Not just because Vision Pro will run millions of existing iOS apps out of the box, but also because of the company’s ecosystem advantage which promises to make the headset play nicely with millions of Apple devices and existing services like FaceTime, iMessage, Siri, Apple Music, Apple TV, iCloud, and more.
Even without those things, Apple’s emphasis on user experience over raw tech is something that has made it the behemoth that it is today. Especially for a brand new category of product, establishing what a good user experience even looks like is key.
Meanwhile, after a decade of building XR products, underlying user experience issues are a recurring theme even as Meta consistently delivers some of the best and most affordable hardware on the market.
In the end, how will we know for sure if Zuckerberg succeeds in his decade-long quest? Well, the surefire way to know is if Meta never has to launch its own XR apps on Vision Pro. But if that does happen, Zuckerberg will be right back to where he started in the first place—under the thumb of Apple.

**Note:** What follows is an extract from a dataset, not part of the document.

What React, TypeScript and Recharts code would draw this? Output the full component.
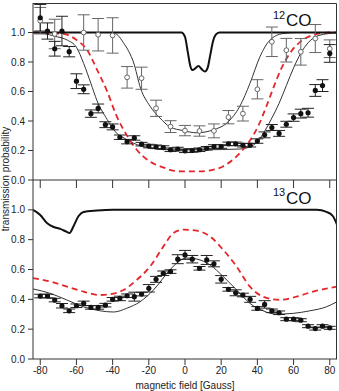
import React from "react";
import { ComposedChart, ErrorBar, Line, Scatter, XAxis, YAxis } from "recharts";

// magnetic field grid of the measured points (Gauss)
const fieldSteps = [
  -80, -76, -72, -68, -64, -60, -56, -52, -48, -44, -40, -36, -32, -28, -24, -20, -16, -12, -8, -4, 0,
  4, 8, 12, 16, 20, 24, 28, 32, 36, 40, 44, 48, 52, 56, 60, 64, 68, 72, 76, 80,
];

// 12CO, filled points
const co12Filled = [
  1.1, 1.01, 0.89, 1.01, 0.87, 0.67, 0.615, 0.45, 0.485, 0.375, 0.36, 0.29, 0.26, 0.285, 0.243, 0.23,
  0.225, 0.22, 0.205, 0.21, 0.198, 0.2, 0.205, 0.215, 0.227, 0.227, 0.245, 0.245, 0.236, 0.236, 0.264,
  0.306, 0.356, 0.316, 0.378, 0.423, 0.45, 0.456, 0.607, 0.64, 0.858,
];
const co12FilledErr = [
  0.09, 0.055, 0.05, 0.1, 0.035, 0.05, 0.03, 0.025, 0.03, 0.02, 0.02, 0.015, 0.015, 0.015, 0.012, 0.012,
  0.012, 0.012, 0.012, 0.012, 0.012, 0.012, 0.012, 0.012, 0.012, 0.012, 0.012, 0.012, 0.012, 0.012, 0.015,
  0.02, 0.02, 0.02, 0.02, 0.025, 0.03, 0.03, 0.04, 0.04, 0.06,
];

// 12CO, open points
const co12OpenField = [-80, -72, -56, -48, -40, -32, -24, -16, -8, 0, 8, 16, 24, 32, 40, 48, 56, 64, 72, 80];
const co12Open = [
  1.08, 0.99, 1.0, 0.985, 0.98, 0.696, 0.69, 0.486, 0.362, 0.335, 0.332, 0.333, 0.426, 0.45, 0.615, 0.937,
  0.88, 0.869, 0.959, 0.89,
];
const co12OpenErr = [
  0.09, 0.1, 0.12, 0.11, 0.12, 0.073, 0.075, 0.055, 0.04, 0.035, 0.035, 0.047, 0.045, 0.05, 0.065, 0.1, 0.08,
  0.09, 0.095, 0.06,
];

// 12CO model curves
const co12ThickX = [-84, -2, 0, 1.5, 3, 4.2, 5.5, 7.4, 9.3, 11, 12.5, 14, 15.5, 17, 19, 84];
const co12ThickY = [1, 1, 0.97, 0.87, 0.77, 0.745, 0.755, 0.773, 0.75, 0.735, 0.76, 0.85, 0.94, 0.985, 1, 1];

const co12FitFilledX = [
  -84, -78, -72, -65, -60, -56, -52, -48.7, -43, -38, -33, -28.5, -19, -8, 10, 30, 36, 40, 44, 48, 52, 56, 60,
  64, 68, 74, 84,
];
const co12FitFilledY = [
  1.0, 0.993, 0.975, 0.948, 0.9, 0.79, 0.655, 0.54, 0.41, 0.32, 0.28, 0.25, 0.216, 0.205, 0.205, 0.21, 0.225,
  0.26, 0.33, 0.42, 0.52, 0.64, 0.76, 0.86, 0.93, 0.98, 0.998,
];

const co12FitOpenX = [
  -84, -40, -37, -34, -31, -28.5, -24.5, -19.3, -13.8, -8.3, -1, 6.5, 15.6, 23, 30.3, 35.9, 41.4, 46.9, 54.2,
  62, 84,
];
const co12FitOpenY = [
  1.0, 1.0, 0.98, 0.93, 0.87, 0.8, 0.62, 0.5, 0.42, 0.36, 0.335, 0.32, 0.34, 0.385, 0.5, 0.655, 0.835, 0.948,
  0.993, 1.0, 1.0,
];

const co12DashX = [
  -84, -67, -60, -54, -48.7, -43, -38, -32, -27, -20, -12, -6, 0, 8, 14, 21, 28.5, 36, 41, 45, 49, 53, 58, 64,
  70, 80, 84,
];
const co12DashY = [
  1.0, 0.99, 0.95, 0.88, 0.75, 0.6, 0.44, 0.3, 0.21, 0.13, 0.085, 0.062, 0.058, 0.058, 0.065, 0.092, 0.16,
  0.27, 0.38, 0.5, 0.63, 0.75, 0.86, 0.94, 0.98, 1.0, 1.0,
];

// 13CO, filled points
const co13Filled = [
  0.422, 0.422, 0.395, 0.357, 0.323, 0.357, 0.373, 0.346, 0.346, 0.361, 0.4, 0.406, 0.424, 0.418, 0.435,
  0.474, 0.534, 0.575, 0.586, 0.669, 0.698, 0.669, 0.608, 0.664, 0.638, 0.534, 0.467, 0.444, 0.429, 0.4,
  0.339, 0.366, 0.323, 0.31, 0.267, 0.267, 0.26, 0.22, 0.204, 0.22, 0.209,
];
const co13FilledErr = [
  0.012, 0.012, 0.012, 0.015, 0.012, 0.012, 0.015, 0.012, 0.012, 0.012, 0.012, 0.015, 0.012, 0.03, 0.012,
  0.025, 0.02, 0.015, 0.012, 0.03, 0.03, 0.025, 0.012, 0.03, 0.02, 0.025, 0.012, 0.02, 0.012, 0.02, 0.012,
  0.025, 0.012, 0.012, 0.01, 0.01, 0.01, 0.01, 0.01, 0.01, 0.01,
];

// 13CO model curves
const co13ThickX = [-84, -80, -76.3, -72.6, -68.9, -65.3, -63.8, -61.6, -58.9, -56.1, -48.7, -40, 72.7, 78.2, 81.8, 84];
const co13ThickY = [1.0, 0.966, 0.912, 0.885, 0.872, 0.852, 0.845, 0.89, 0.957, 0.986, 0.995, 1.0, 1.0, 0.986, 0.957, 0.9];

const co13FitX = [
  -84, -74.5, -65.3, -56.1, -46.9, -39.5, -32.2, -24.8, -17.4, -8.3, -4.6, 0.9, 6.5, 13.8, 21.1, 28.5, 35.9,
  43.2, 50.6, 59.8, 69, 78.2, 84,
];
const co13FitY = [
  0.47, 0.44, 0.396, 0.35, 0.323, 0.315, 0.34, 0.384, 0.463, 0.598, 0.643, 0.677, 0.67, 0.631, 0.553, 0.463,
  0.373, 0.323, 0.301, 0.306, 0.323, 0.35, 0.384,
];

const co13DashX = [
  -84, -74.5, -65.3, -56.1, -46.9, -41.4, -34, -26.7, -19.3, -11.9, -6.4, -0.9, 6.5, 13.8, 21.1, 28.5, 35.9,
  43.2, 52.4, 61.6, 70.8, 84,
];
const co13DashY = [
  0.542, 0.519, 0.485, 0.452, 0.429, 0.434, 0.463, 0.53, 0.62, 0.755, 0.845, 0.867, 0.86, 0.822, 0.732, 0.62,
  0.485, 0.418, 0.396, 0.418, 0.452, 0.485,
];

const xTicks = [-80, -60, -40, -20, 0, 20, 40, 60, 80];
const yTicks = [0, 0.2, 0.4, 0.6, 0.8, 1.0];

const zip = (xs: number[], ys: number[]) => xs.map((x, i) => ({ x, y: ys[i] }));
const withErr = (xs: number[], ys: number[], es: number[]) => xs.map((x, i) => ({ x, y: ys[i], err: es[i] }));

const W = 339;
const AXIS = "#333";
const RED = "#e3262b";
const tickStyle = { fontSize: 10, fill: "#222" };

const FilledDot = (p: any) => <circle cx={p.cx} cy={p.cy} r={2.6} fill="#111" />;
const OpenDot = (p: any) => <circle cx={p.cx} cy={p.cy} r={2.4} fill="#fff" stroke="#666" strokeWidth={1} />;

export default function App() {
  return (
    <div
      style={{
        position: "absolute",
        left: 0,
        top: 0,
        width: W,
        height: 391,
        background: "#fff",
        fontFamily: "'Liberation Sans', Arial, sans-serif",
      }}
    >
      <div style={{ position: "absolute", left: 0, top: 0 }}>
        <ComposedChart width={W} height={190} margin={{ top: 3, right: 2, bottom: 0, left: 0 }}>
          <XAxis
            dataKey="x"
            type="number"
            domain={[-84, 84]}
            ticks={xTicks}
            allowDataOverflow
            height={10}
            tickSize={8}
            tickFormatter={() => ""}
            stroke={AXIS}
          />
          <YAxis
            type="number"
            domain={[0, 1.2]}
            ticks={yTicks}
            allowDataOverflow
            width={33}
            tickSize={5}
            tickMargin={3}
            tick={tickStyle}
            tickFormatter={(v: number) => v.toFixed(1)}
            stroke={AXIS}
          />
          <Line data={zip(co12FitFilledX, co12FitFilledY)} dataKey="y" type="monotone" stroke="#333" strokeWidth={1} dot={false} isAnimationActive={false} />
          <Line data={zip(co12FitOpenX, co12FitOpenY)} dataKey="y" type="monotone" stroke="#333" strokeWidth={1} dot={false} isAnimationActive={false} />
          <Line data={zip(co12DashX, co12DashY)} dataKey="y" type="monotone" stroke={RED} strokeWidth={1.8} strokeDasharray="6 4" dot={false} isAnimationActive={false} />
          <Line data={zip(co12ThickX, co12ThickY)} dataKey="y" type="monotone" stroke="#111" strokeWidth={2} dot={false} isAnimationActive={false} />
          <Scatter data={withErr(co12OpenField, co12Open, co12OpenErr)} dataKey="y" shape={OpenDot} isAnimationActive={false}>
            <ErrorBar dataKey="err" direction="y" width={6} stroke="#666" strokeWidth={1} />
          </Scatter>
          <Scatter data={withErr(fieldSteps, co12Filled, co12FilledErr)} dataKey="y" shape={FilledDot} isAnimationActive={false}>
            <ErrorBar dataKey="err" direction="y" width={6} stroke="#222" strokeWidth={1} />
          </Scatter>
        </ComposedChart>
      </div>

      <div style={{ position: "absolute", left: 0, top: 0 }}>
        <ComposedChart width={W} height={391} margin={{ top: 180, right: 2, bottom: 0, left: 0 }}>
          <XAxis
            dataKey="x"
            type="number"
            domain={[-84, 84]}
            ticks={xTicks}
            allowDataOverflow
            height={32}
            tickSize={6}
            tickMargin={2}
            tick={tickStyle}
            stroke={AXIS}
            label={{ value: "magnetic field [Gauss]", position: "insideBottom", offset: 2, fontSize: 10, fill: "#222" }}
          />
          <YAxis
            type="number"
            domain={[0, 1.2]}
            ticks={yTicks}
            allowDataOverflow
            width={33}
            tickSize={5}
            tickMargin={3}
            tick={tickStyle}
            tickFormatter={(v: number) => v.toFixed(1)}
            stroke={AXIS}
          />
          <Line data={zip(co13FitX, co13FitY)} dataKey="y" type="monotone" stroke="#333" strokeWidth={1} dot={false} isAnimationActive={false} />
          <Line data={zip(co13DashX, co13DashY)} dataKey="y" type="monotone" stroke={RED} strokeWidth={1.8} strokeDasharray="6 4" dot={false} isAnimationActive={false} />
          <Line data={zip(co13ThickX, co13ThickY)} dataKey="y" type="monotone" stroke="#111" strokeWidth={2} dot={false} isAnimationActive={false} />
          <Scatter data={withErr(fieldSteps, co13Filled, co13FilledErr)} dataKey="y" shape={FilledDot} isAnimationActive={false}>
            <ErrorBar dataKey="err" direction="y" width={6} stroke="#222" strokeWidth={1} />
          </Scatter>
        </ComposedChart>
      </div>

      <svg width={W} height={391} style={{ position: "absolute", left: 0, top: 0, pointerEvents: "none" }}>
        <path d="M33,3.5 H336.5 V359" fill="none" stroke={AXIS} strokeWidth={1} />
        <text transform="rotate(-90)" x={-179} y={9} textAnchor="middle" fontSize={10} fill="#222">
          transmission probability
        </text>
        <text x={273} y={19} fontSize={11} fill="#111">12</text>
        <text x={286} y={26} fontSize={17} fill="#111">CO</text>
        <text x={273} y={196} fontSize={11} fill="#111">13</text>
        <text x={286} y={204} fontSize={17} fill="#111">CO</text>
      </svg>
    </div>
  );
}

Does the Price Gap Matter in the Long Run?
While the massive price gap between Vision Pro ($3,500) and Quest 3 ($500) certainly makes Meta’s headsets more accessible today, it’s clear that Apple wants to set a bar for quality first and then find out how to bring down the cost.
As these two titans square up for the battle over XR, I’m reminded of something said by Palmer Luckey, the founder of Oculus.
“[XR] will become something everyone wants before it becomes something everyone can afford.”
Ironically, Luckey was speaking about Oculus’ own products at the time. After being ousted from the company and watching from the outside as Meta tried to drive down the price of its headsets, he argued that even “free isn’t cheap enough” for XR to go mainstream. Price was irrelevant, he said, because Meta hadn’t built something that everyone truly wanted and lowering the cost wouldn’t make it so.
With Vision Pro launching at $3,500, Luckey’s thesis will finally be put to the test. Even if it costs that much, the question remains: has Apple built something that everyone really wants?